AFRICANGLOBE – This week’s alarming revelation that Gov. Rick Snyder’s staff knew about the spike in Legionnaires’ disease in Flint well before he announced it publicly calls into question the administration’s commitment to full transparency regarding this crisis.
Emails uncovered last week indicate the Michigan Department of Environmental Quality warned a top Snyder aide about the rise in Legionnaires’ disease in Genesee County and the possible link to Flint water 10 months before it was made public. The emails originated last March from MEDQ spokesman Brad Wurfel, who resigned along with department director Dan Wyant when the Flint scandal broke.

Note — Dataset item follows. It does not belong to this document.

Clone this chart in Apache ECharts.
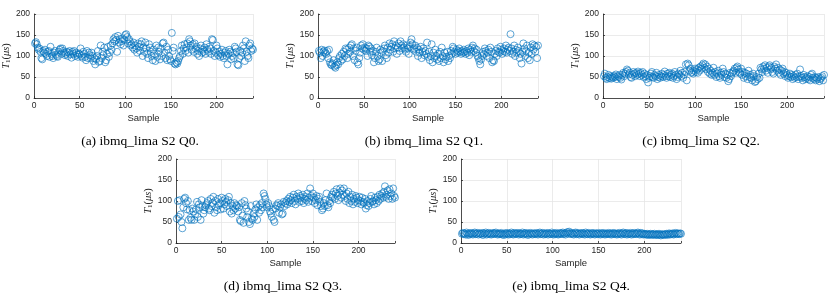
<!DOCTYPE html>
<html><head><meta charset="utf-8">
<script src="https://cdn.jsdelivr.net/npm/echarts@6/dist/echarts.min.js"></script>
<style>html,body{margin:0;padding:0;background:#fff}#c{width:830px;height:303px}</style>
</head><body><div id="c"></div>
<script>
const xTicks = [0, 50, 100, 150, 200];
const yTicks = [0, 50, 100, 150, 200];
const captions = ['(a) ibmq_lima S2 Q0.', '(b) ibmq_lima S2 Q1.', '(c) ibmq_lima S2 Q2.', '(d) ibmq_lima S2 Q3.', '(e) ibmq_lima S2 Q4.'];

const q0 = [130,133,128,120,115,118,110,95,92,112,
108,115,105,100,110,112,98,122,105,100,
95,108,112,103,100,98,110,115,118,105,
118,112,108,102,105,110,100,108,112,104,
96,110,105,112,100,108,103,98,106,104,
118,100,96,110,105,98,90,112,95,108,
102,95,108,100,88,95,80,92,100,112,
86,88,125,95,110,102,120,85,90,105,
122,98,108,125,115,130,140,135,145,138,
110,148,132,140,128,135,142,125,138,150,
152,145,130,140,135,125,128,120,132,115,
125,118,108,130,122,112,128,135,100,120,
110,132,118,105,95,128,120,110,100,90,
115,105,88,125,98,120,110,92,118,100,
130,132,108,95,122,90,115,100,92,88,
155,112,120,82,80,85,82,88,95,100,
112,125,105,118,128,112,120,130,108,140,
135,125,115,128,110,130,118,122,105,112,
100,118,125,108,115,110,120,105,128,115,
110,122,118,105,140,138,112,100,108,125,
118,102,110,98,105,115,100,95,108,112,
100,80,105,115,110,92,100,108,95,122,
118,110,80,78,95,112,100,108,125,118,
88,135,110,100,95,125,130,112,118,115];

const q1 = [112,108,95,115,100,110,113,108,105,112,
95,115,85,80,78,82,90,75,72,78,
85,80,95,100,88,105,92,110,100,118,
115,95,105,120,110,125,128,100,118,90,
112,120,85,80,95,108,125,118,128,115,
120,112,118,100,125,122,110,118,102,112,
85,95,110,120,100,88,92,115,108,88,
112,118,125,102,95,120,108,130,115,122,
128,110,135,118,125,105,120,130,112,135,
125,118,128,120,115,110,125,118,105,122,
132,140,128,115,118,125,110,120,100,115,
108,122,95,110,118,102,112,105,132,98,
110,90,100,128,85,108,95,115,100,92,
105,88,110,95,120,100,85,108,92,98,
110,88,100,95,112,105,122,118,110,105,
115,108,112,118,110,105,112,108,115,110,
105,112,108,118,102,115,110,120,125,112,
118,108,115,100,95,88,80,92,100,110,
105,118,112,100,108,115,95,120,110,85,
90,88,105,112,100,118,110,108,122,115,
105,112,118,110,125,108,115,120,112,152,
118,105,110,125,100,115,108,120,112,95,
105,82,110,130,118,100,112,125,95,108,
90,120,105,128,115,125,110,122,95,125];

const q2 = [52,58,48,45,50,55,47,52,46,50,
48,53,50,56,45,52,50,55,48,44,
55,60,52,58,62,68,65,56,60,50,
48,55,62,58,52,60,55,63,58,52,
60,55,62,50,58,52,45,55,37,48,
52,58,62,50,48,55,52,60,45,50,
55,48,52,58,50,55,63,52,48,58,
52,60,50,55,58,48,52,62,55,45,
50,58,55,65,52,60,48,55,62,80,
42,82,78,65,70,60,62,58,65,70,
62,68,60,72,65,75,70,78,82,72,
80,68,75,62,70,58,65,55,60,72,
55,62,50,58,65,52,48,60,55,70,
62,50,58,48,55,40,45,60,52,58,
62,65,70,60,72,75,68,62,58,70,
55,62,48,60,52,58,45,65,50,55,
48,42,58,52,38,40,50,45,58,48,
72,68,62,75,70,78,65,72,60,75,
78,68,72,62,58,75,70,80,65,72,
60,68,55,65,70,58,62,52,60,55,
48,52,58,50,55,45,52,48,55,50,
58,45,50,68,52,48,42,55,50,45,
48,52,45,50,42,55,58,48,45,50,
42,48,45,50,40,45,48,52,42,55];

const q3 = [58,100,62,102,68,50,35,85,105,108,
95,80,100,55,78,60,55,82,75,55,
68,80,98,62,92,85,55,102,88,70,
78,85,90,95,100,82,78,105,88,95,
110,72,100,85,78,105,90,95,80,108,
100,82,92,105,98,88,102,110,75,95,
70,88,78,95,82,90,88,75,85,55,
52,95,65,48,100,90,82,62,75,50,
45,88,58,55,70,62,80,92,55,85,
72,90,78,95,85,118,112,105,92,85,
95,88,75,70,62,80,55,50,82,90,
88,95,72,85,92,68,70,98,88,95,
100,92,105,98,110,102,95,108,115,100,
92,110,105,118,98,112,108,100,115,95,
105,110,102,118,98,108,130,112,100,118,
108,95,102,112,90,105,110,98,88,78,
82,95,88,102,118,90,85,100,95,110,
115,108,122,105,118,128,112,102,120,130,
108,125,115,130,112,100,118,105,122,95,
110,100,115,92,105,98,112,108,95,102,
110,100,92,108,98,95,105,82,90,100,
88,95,105,112,98,100,92,108,102,95,
110,100,115,105,112,118,108,122,135,110,
115,125,105,128,112,118,105,130,112,108];

const q4 = [22,24,21,23,20,25,22,19,23,21,
24,22,20,23,25,21,22,24,20,23,
22,21,24,19,23,22,25,20,22,24,
21,23,20,22,24,21,23,25,22,20,
23,21,22,24,20,22,19,23,21,24,
22,20,23,21,25,22,20,24,21,23,
22,24,20,23,21,22,25,20,23,21,
24,22,19,23,21,24,22,20,23,22,
21,24,22,20,23,25,21,22,24,20,
23,21,22,24,20,23,22,21,25,22,
20,23,21,24,22,20,23,21,24,22,
25,21,23,20,24,26,22,27,23,21,
24,22,20,23,25,21,24,22,20,23,
22,24,21,23,20,25,22,21,24,22,
20,23,21,24,22,20,23,22,21,24,
22,20,23,21,24,22,20,23,21,22,
24,21,23,20,22,24,21,23,22,20,
23,21,24,22,20,23,25,21,22,24,
20,23,21,22,24,20,23,21,24,22,
21,23,25,22,20,24,21,23,20,22,
21,20,22,19,21,20,22,19,21,20,
22,19,20,21,19,22,20,18,21,20,
19,21,20,22,19,21,23,20,22,21,
23,20,22,24,21,23,22,21,23,22];

const seriesData = [q0, q1, q2, q3, q4];
const grids = [
  {left: 32, top: 14, width: 221, height: 84},
  {left: 318, top: 14, width: 220, height: 84},
  {left: 603, top: 14, width: 221, height: 84},
  {left: 176, top: 159, width: 219, height: 84},
  {left: 461, top: 159, width: 220, height: 84}
];
const capPos = [[140, 141], [424, 141], [701, 141], [283, 286], [571, 286]];

const txt = '#262626';
const option = {
  animation: false,
  grid: grids,
  xAxis: grids.map((g, i) => ({
    gridIndex: i, type: 'value', min: 0, max: 240, interval: 50,
    name: 'Sample', nameLocation: 'middle', nameGap: 15,
    nameTextStyle: {fontFamily: 'Liberation Sans', fontSize: 9.5, color: txt},
    axisLine: {show: true, onZero: false, lineStyle: {color: '#262626', width: 0.8}},
    axisTick: {show: true, inside: true, length: 2, lineStyle: {color: '#262626', width: 0.8}},
    axisLabel: {fontFamily: 'Liberation Sans', fontSize: 8.5, color: txt, margin: 3,
      formatter: v => xTicks.includes(v) ? String(v) : ''},
    splitLine: {show: true, lineStyle: {color: '#e6e6e6', width: 0.8}}
  })),
  yAxis: grids.map((g, i) => ({
    gridIndex: i, type: 'value', min: 0, max: 200, interval: 50,
    name: '{i|T}{s|1}{n|(}{i|μs}{n|)}', nameLocation: 'middle', nameGap: 19, nameRotate: 90,
    nameTextStyle: {fontFamily: 'Liberation Serif', fontSize: 10, color: txt,
      rich: {
        i: {fontFamily: 'Liberation Serif', fontStyle: 'italic', fontSize: 10.5, color: txt},
        n: {fontFamily: 'Liberation Serif', fontSize: 10.5, color: txt},
        s: {fontFamily: 'Liberation Serif', fontSize: 7, color: txt, padding: [4, 0, 0, 0]}
      }},
    axisLine: {show: true, onZero: false, lineStyle: {color: '#262626', width: 0.8}},
    axisTick: {show: true, inside: true, length: 2, lineStyle: {color: '#262626', width: 0.8}},
    axisLabel: {fontFamily: 'Liberation Sans', fontSize: 8.5, color: txt, margin: 4,
      formatter: v => yTicks.includes(v) ? String(v) : ''},
    splitLine: {show: true, lineStyle: {color: '#e6e6e6', width: 0.8}}
  })),
  series: seriesData.map((d, i) => ({
    type: 'scatter', xAxisIndex: i, yAxisIndex: i,
    data: d.map((v, k) => [k + 1, v]),
    symbol: 'circle', symbolSize: 7,
    itemStyle: {color: 'rgba(0,0,0,0)', borderColor: '#0072BD', borderWidth: 0.8},
    emphasis: {disabled: true}
  })),
  graphic: captions.map((c, i) => ({
    type: 'text', x: capPos[i][0], y: capPos[i][1],
    style: {text: c, fontFamily: 'Liberation Serif', fontSize: 13.5, fill: '#000',
      align: 'center', verticalAlign: 'middle'}
  }))
};
const chart = echarts.init(document.getElementById('c'), null, {renderer: 'canvas'});
chart.setOption(option);
</script></body></html>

They were sent to Harvey Hollins, Snyder’s point man in Flint at the time. But it wasn’t until Jan. 13 that Snyder publicly announced the spike, saying he had just learned of it. A few days later, in his State of the State address, he promised Michigan a full and honest accounting of what happened in Flint.
Clearly, there are things the governor isn’t telling Michigan residents.
The people of Flint deserve better than to learn new details of the crisis day after day as they are uncovered by third-party sources. These dribs and drabs are damaging Snyder’s credibility and contributing to the destruction of the people’s trust in their government.
The surprises must stop now.
Snyder has released his own emails from 2014 and 2015. But there are more he has not made public — including the ones from Wurfel to Hollins.
He still refuses to release his emails from 2013, and his staff’s communications for the entire period. He must put them on the table now, along with all other documents related to Flint.
The governor is obviously trying to spare his staff, and perhaps himself, from scrutiny. But his staff works for the the public, and the public owns that information.
A governor’s spokesman says the Legionnaires’ warning never made it to Snyder. That’s incredible. But if true, those who failed to pass it on should be held responsible. There’s no excuse for keeping such a critical detail from the governor — or the people at risk. Or in keeping staffers who don’t recognize the importance of forthright communication.
Snyder should have been clearer on Jan. 13 that while he may have just found out about the Legionnaires’ spike, his administration knew about it for much longer. Not doing so was an obfuscation.
Snyder would be better off releasing all Flint-related documents himself, and immediately. If he doesn’t, it’s inevitable state and federal investigations now underway will forcibly bring them to light.
Attorney General Bill Schuette has launched an independent investigation looking back to 2006. U.S. Attorney Barbara McQuade has a parallel probe underway. Schuette suggested last week the emails will be subpoenaed.
The lead poisoning alone was terrible. The Legionnaires’ spike is worse — at least nine people died.
And if Snyder or his staff is caught in a cover-up, it will turn this crisis into an unmitigated disaster for Michigan. The people of Flint can’t begin to recover from this tragedy with so many questions still unanswered.
Snyder owes them, and all of Michigan, a complete and unfiltered accounting. Today.